Geostrophic turbulence predicts zonal jets in our oceans and atmospheres. Under this theory, energy cascades from small to large scales, while enstrophy--i.e., squared vorticity--cascades to increasingly smaller scales. The combined effects of the latitudinal variation in the Coriolis parameter and the inverse (forward) and cascade of energy (enstrophy) are expected to result in zonal jets (Rhines 1975). Other frameworks for the existence of zonal jet-like structures in the ocean include secondary instability theory (Pedlosky 1975; Berloff et al. 2009, 2011) and instabilities and/or β-plumes radiating from an eastern boundary current (Hristova et al. 2008; Wang et al. 2012; Centurioni et al. 2008; Melnichenko et al. 2010; Afanasyev et al. 2012; DiLorenzo et al. 2012).

Recent studies suggest such features exist in the ocean (Maximenko et al. 2005, 2008; Huang et al. 2007; Scott et al. 2008; Centurioni et al. 2008; Ivanov et al. 2009; van Sebille et al. 2011; Cravatte et al. 2012).

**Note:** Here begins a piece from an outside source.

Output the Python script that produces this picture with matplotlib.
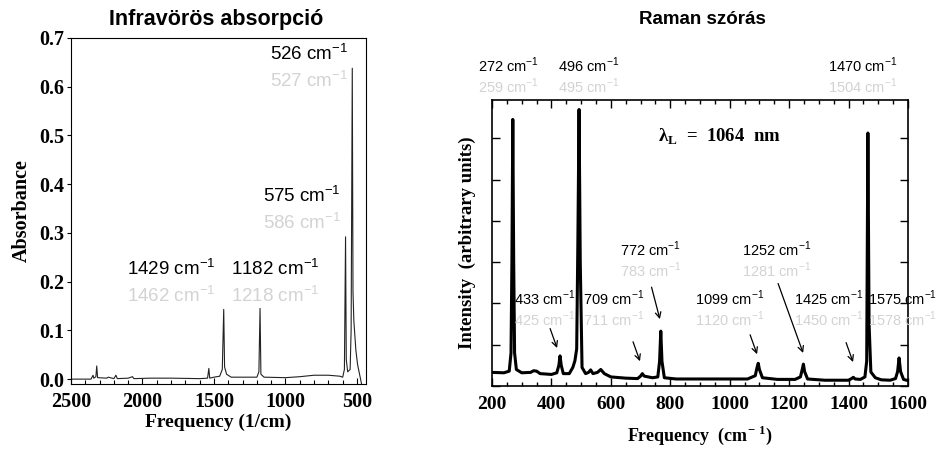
import matplotlib
matplotlib.use('Agg')
import matplotlib.pyplot as plt
from matplotlib.ticker import MultipleLocator

# Infrared absorption spectrum (frequency in 1/cm, absorbance)
ir_freq = [2500, 2360, 2346, 2341, 2326, 2320, 2314, 2250, 2240, 2200, 2186, 2176,
           2100, 2070, 2060, 1950, 1900, 1800, 1600, 1545, 1536, 1530, 1500, 1460,
           1442, 1432, 1426, 1412, 1380, 1300, 1200, 1186, 1178, 1172, 1150, 1000,
           900, 800, 700, 620, 600, 588, 580, 575, 565, 548, 541, 533, 528, 522,
           508, 496, 482, 468]
ir_abs = [0.0, 0.0, 0.008, 0.002, 0.005, 0.027, 0.003, 0.002, 0.004, 0.001, 0.008, 0.001,
          0.002, 0.005, 0.001, 0.002, 0.002, 0.002, 0.001, 0.002, 0.022, 0.002, 0.004, 0.006,
          0.02, 0.143, 0.025, 0.01, 0.004, 0.004, 0.004, 0.015, 0.145, 0.01, 0.004, 0.003,
          0.005, 0.008, 0.008, 0.006, 0.004, 0.02, 0.292, 0.04, 0.015, 0.02,
          0.10, 0.638, 0.18, 0.12, 0.06, 0.03, 0.01, -0.01]

# Raman spectrum (frequency in 1/cm, arbitrary intensity)
raman_freq = [200, 240, 258, 264, 267, 270, 273, 276, 282, 300, 330, 340, 350, 362,
              400, 418, 425, 429, 433, 440, 460, 472, 479, 485, 489, 493, 497, 503,
              515, 525, 532, 540, 555, 566, 578, 600, 650, 690, 700, 706, 712, 740,
              758, 764, 768, 772, 780, 820, 900, 1000, 1060, 1086, 1092, 1096, 1100,
              1110, 1160, 1220, 1238, 1244, 1248, 1252, 1262, 1320, 1400, 1410, 1416,
              1422, 1440, 1455, 1461, 1465, 1469, 1475, 1490, 1510, 1540, 1558, 1565,
              1570, 1575, 1585, 1600]
raman_int = [0.33, 0.32, 0.36, 0.8, 3.0, 6.46, 3.0, 0.8, 0.4, 0.32, 0.33, 0.37, 0.36, 0.3,
             0.28, 0.32, 0.5, 0.73, 0.5, 0.3, 0.3, 0.45, 0.61, 0.9, 3.5, 6.7, 3.0, 0.45,
             0.3, 0.33, 0.39, 0.3, 0.33, 0.40, 0.3, 0.22, 0.19, 0.18, 0.24, 0.30, 0.24, 0.2,
             0.22, 0.6, 1.33, 0.6, 0.2, 0.17, 0.17, 0.17, 0.17, 0.25, 0.45, 0.55, 0.4,
             0.2, 0.16, 0.16, 0.22, 0.4, 0.53, 0.35, 0.17, 0.14, 0.14, 0.18, 0.21,
             0.17, 0.16, 0.22, 0.6, 6.13, 1.5, 0.34, 0.2, 0.15, 0.14, 0.18, 0.35,
             0.68, 0.35, 0.16, 0.13]

# peak labels: black = measured, grey = calculated
ir_labels = [('526', '527'), ('575', '586'), ('1429', '1462'), ('1182', '1218')]
raman_top_labels = [('272', '259'), ('496', '495'), ('1470', '1504')]
raman_mid_labels = [('772', '783'), ('1252', '1281')]
raman_low_labels = [('433', '425'), ('709', '711'), ('1099', '1120'),
                    ('1425', '1450'), ('1575', '1578')]
arrow_freq = [419, 698, 765, 1092, 1247, 1415]
arrow_int = [0.92, 0.60, 1.62, 0.77, 0.80, 0.58]

GREY = '#d3d3d3'
W, H = 941, 449
serif = 'Liberation Serif'
sans = 'Liberation Sans'


def cm(v):
    return v + r' cm$^{\mathregular{-1}}$'


def px_text(fig, x, y, s, **kw):
    fig.text(x / W, 1 - y / H, s, **kw)


def main():
    fig = plt.figure(figsize=(9.41, 4.49), dpi=100)

    # ---- left: IR ----
    ax1 = fig.add_axes([71 / W, 1 - 384 / H, 295 / W, 346 / H])
    ax1.plot(ir_freq, ir_abs, color='#222222', lw=0.8)
    ax1.set_xlim(2500, 437)
    ax1.set_ylim(-0.01, 0.7)
    ax1.xaxis.set_major_locator(MultipleLocator(500))
    ax1.xaxis.set_minor_locator(MultipleLocator(100))
    ax1.yaxis.set_major_locator(MultipleLocator(0.1))
    ax1.tick_params(axis='x', which='both', direction='in', length=3, width=0.8, pad=6)
    ax1.tick_params(axis='x', which='major', length=4)
    ax1.tick_params(axis='y', direction='out', length=3, width=0.8, pad=2)
    ax1.yaxis.set_major_formatter(plt.FuncFormatter(lambda v, p: f'{v:.1f}'))
    for lab in ax1.get_xticklabels() + ax1.get_yticklabels():
        lab.set_fontfamily(serif)
        lab.set_fontweight('bold')
        lab.set_fontsize(14.5)
    ax1.set_xlabel('Frequency (1/cm)', fontfamily=serif, fontweight='bold', fontsize=14, labelpad=1)
    ax1.set_ylabel('Absorbance', fontfamily=serif, fontweight='bold', fontsize=14.5, labelpad=5)
    for sp in ax1.spines.values():
        sp.set_linewidth(0.8)
    fig.text(216 / W, 1 - 19 / H, 'Infravörös absorpció', ha='center', va='center',
             fontfamily=sans, fontweight='bold', fontsize=15.5)

    ir_pos = [(270, 60), (263, 202), (127, 275), (231, 275)]
    for (blk, gry), (x, y) in zip(ir_labels, ir_pos):
        px_text(fig, x, y, cm(blk), fontfamily=sans, fontsize=13.5, color='black', va='baseline')
        px_text(fig, x, y + 27, cm(gry), fontfamily=sans, fontsize=13.5, color=GREY, va='baseline')

    # ---- right: Raman ----
    ax2 = fig.add_axes([492 / W, 1 - 386 / H, 416 / W, 286 / H])
    ax2.plot(raman_freq, raman_int, color='black', lw=2.2)
    ax2.set_xlim(200, 1600)
    ax2.set_ylim(0, 6.93)
    ax2.xaxis.set_major_locator(MultipleLocator(200))
    ax2.xaxis.set_minor_locator(MultipleLocator(50))
    ax2.yaxis.set_major_locator(MultipleLocator(1))
    ax2.set_yticklabels([])
    ax2.tick_params(which='both', direction='in', top=True, right=True, width=1.0)
    ax2.tick_params(which='major', length=6)
    ax2.tick_params(which='minor', length=3)
    ax2.tick_params(axis='x', pad=7)
    for lab in ax2.get_xticklabels():
        lab.set_fontfamily(serif)
        lab.set_fontweight('bold')
        lab.set_fontsize(14)
    ax2.set_xlabel(r'Frequency  (cm$^{\mathregular{-\ 1}}$)', fontfamily=serif, fontweight='bold',
                   fontsize=13, labelpad=8)
    ax2.set_ylabel('Intensity  (arbitrary units)', fontfamily=serif, fontweight='bold',
                   fontsize=13.5, labelpad=8)
    for sp in ax2.spines.values():
        sp.set_linewidth(1.2)
    fig.text(702 / W, 1 - 20 / H, 'Raman szórás', ha='center', va='center',
             fontfamily=sans, fontweight='bold', fontsize=13.5)

    ax2.text(0.40, 0.855, r'λ$_{\mathregular{L}}$  =  1064  nm', transform=ax2.transAxes,
             fontfamily=serif, fontweight='bold', fontsize=13.5, va='baseline')

    fs = 10.5
    top_x = [478, 558, 828]
    for (blk, gry), x in zip(raman_top_labels, top_x):
        px_text(fig, x, 72, cm(blk), fontfamily=sans, fontsize=fs, color='black', va='baseline')
        px_text(fig, x, 93, cm(gry), fontfamily=sans, fontsize=fs, color=GREY, va='baseline')
    mid_x = [620, 742]
    for (blk, gry), x in zip(raman_mid_labels, mid_x):
        px_text(fig, x, 256, cm(blk), fontfamily=sans, fontsize=fs, color='black', va='baseline')
        px_text(fig, x, 277, cm(gry), fontfamily=sans, fontsize=fs, color=GREY, va='baseline')
    low_x = [514, 583, 695, 794, 868]
    for (blk, gry), x in zip(raman_low_labels, low_x):
        px_text(fig, x, 305, cm(blk), fontfamily=sans, fontsize=fs, color='black', va='baseline')
        px_text(fig, x, 326, cm(gry), fontfamily=sans, fontsize=fs, color=GREY, va='baseline')

    # arrows pointing at weak bands; tail offsets in points
    tails = [(-5, 14), (-5, 14), (-6, 23), (-5, 14), (-18, 50), (-5, 14)]
    for fx, iy, (dx, dy) in zip(arrow_freq, arrow_int, tails):
        ax2.annotate('', xy=(fx, iy), xytext=(dx, dy), textcoords='offset points',
                     arrowprops=dict(arrowstyle='->', color='black', lw=0.9,
                                     mutation_scale=10, shrinkA=0, shrinkB=0))

    fig.savefig('out.png', dpi=100)


if __name__ == '__main__':
    main()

These studies make use of various combinations of altimeter measurements of sea surface height (SSH), wind reanalysis, upper ocean profiles and drift trajectories from floats to estimate ocean circulation patterns. These data are temporally averaged and generally spatially filtered to reveal jet-like structures in the world's oceans. Given an uncertainty regarding the physics of the jet-like features, they were referred to as striations (Maximenko et al. 2008). Striations are zonally-elongated mesoscale (100--400 km) features observed in time-averaged zonal geostrophic velocity, U. Characterized by zonal scales > 1000 km, meridional scales ~100 km and speeds O(1 cm/s), they alternate in direction in meridional cross-sections of U and are nominally separated by 200 km. Zonal patterns with similar appearance have also been observed in front probability derived from microwave sea surface temperature (SST) (Buckingham and Cornillon 2010) and measurements of surface winds (Maximenko et al. 2010; Divakaran and Brassington 2011).

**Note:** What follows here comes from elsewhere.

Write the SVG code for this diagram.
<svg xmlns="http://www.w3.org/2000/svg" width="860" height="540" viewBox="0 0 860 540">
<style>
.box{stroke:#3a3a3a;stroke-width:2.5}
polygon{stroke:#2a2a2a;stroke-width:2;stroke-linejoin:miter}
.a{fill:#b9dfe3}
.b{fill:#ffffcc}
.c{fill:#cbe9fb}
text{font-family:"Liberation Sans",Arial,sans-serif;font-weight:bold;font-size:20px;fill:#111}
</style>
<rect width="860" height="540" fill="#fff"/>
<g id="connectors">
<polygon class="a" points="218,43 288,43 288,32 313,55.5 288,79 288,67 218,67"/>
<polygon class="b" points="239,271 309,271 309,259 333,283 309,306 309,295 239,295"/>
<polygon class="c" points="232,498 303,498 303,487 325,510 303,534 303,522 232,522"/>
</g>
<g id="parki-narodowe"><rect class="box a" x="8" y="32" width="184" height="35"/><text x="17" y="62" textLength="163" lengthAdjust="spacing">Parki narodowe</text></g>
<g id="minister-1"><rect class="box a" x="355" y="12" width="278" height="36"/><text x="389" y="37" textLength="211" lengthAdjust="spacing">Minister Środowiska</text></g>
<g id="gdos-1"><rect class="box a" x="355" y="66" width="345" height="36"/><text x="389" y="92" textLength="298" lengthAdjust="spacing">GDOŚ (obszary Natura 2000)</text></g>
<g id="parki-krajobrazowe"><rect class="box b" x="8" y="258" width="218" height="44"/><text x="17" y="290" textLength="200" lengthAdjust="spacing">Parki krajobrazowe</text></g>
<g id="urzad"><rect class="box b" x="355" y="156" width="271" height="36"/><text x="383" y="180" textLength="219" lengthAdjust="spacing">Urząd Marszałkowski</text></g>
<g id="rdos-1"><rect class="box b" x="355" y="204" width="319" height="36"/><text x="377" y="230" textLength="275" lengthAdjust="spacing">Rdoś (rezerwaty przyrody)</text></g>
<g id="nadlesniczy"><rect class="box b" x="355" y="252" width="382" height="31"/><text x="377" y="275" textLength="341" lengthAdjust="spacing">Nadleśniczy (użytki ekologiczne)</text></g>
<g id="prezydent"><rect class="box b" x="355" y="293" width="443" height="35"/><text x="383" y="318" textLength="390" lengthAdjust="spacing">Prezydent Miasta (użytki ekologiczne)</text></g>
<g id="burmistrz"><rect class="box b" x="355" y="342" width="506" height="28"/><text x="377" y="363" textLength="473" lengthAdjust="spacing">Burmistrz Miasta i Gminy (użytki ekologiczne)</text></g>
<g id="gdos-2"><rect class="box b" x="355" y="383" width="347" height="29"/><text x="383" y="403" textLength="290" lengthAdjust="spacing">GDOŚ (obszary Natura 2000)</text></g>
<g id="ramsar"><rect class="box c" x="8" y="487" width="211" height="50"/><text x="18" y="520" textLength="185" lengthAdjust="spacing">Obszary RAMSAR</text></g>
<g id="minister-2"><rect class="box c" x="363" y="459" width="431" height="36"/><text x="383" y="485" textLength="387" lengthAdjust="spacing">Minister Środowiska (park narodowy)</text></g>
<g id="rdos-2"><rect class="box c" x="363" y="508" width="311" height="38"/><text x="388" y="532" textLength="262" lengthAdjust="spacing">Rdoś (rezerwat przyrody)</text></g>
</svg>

In this study, we investigate the existence of stationary jet-like structures in subtropical oceans observed from space. Motivated by a kinematic explanation for the structures (Schlax and Chelton 2008), we explore the relationship between (1) mesoscale eddies and striations in SSH and (2) mesoscale eddies and zonal bands in microwave SST. Some of the more salient results of our study of striations include (i) propagating eddies explain a large fraction of the variance in striations, (ii) eddies having a broad range of amplitudes and scales are most correlated with and contribute most to the observed striations and (iii) the standard deviation of $overline{u}$ does not decay inversely with averaging period. In our study of zonal bands, we find that large equatorward gradients explain a considerable fraction of the variance in mean equatorward SST gradient. High gradient events (HGEs) propagate westward with speed comparable to mesoscale eddies and appear to arise due to the combined effects of (i) contrasting temperatures of neighboring eddies and (ii) advection of surface waters by eddies embedded in a background temperature gradient. Results of both studies indicate mesoscale eddies are intimately related to the existence of multiple zonal jet-like structures, as postulated by Schlax and Chelton (2008). Furthermore, the persistence of patterns with averaging period suggest the existence of a secondary, latent signal and/or preferred eddy paths.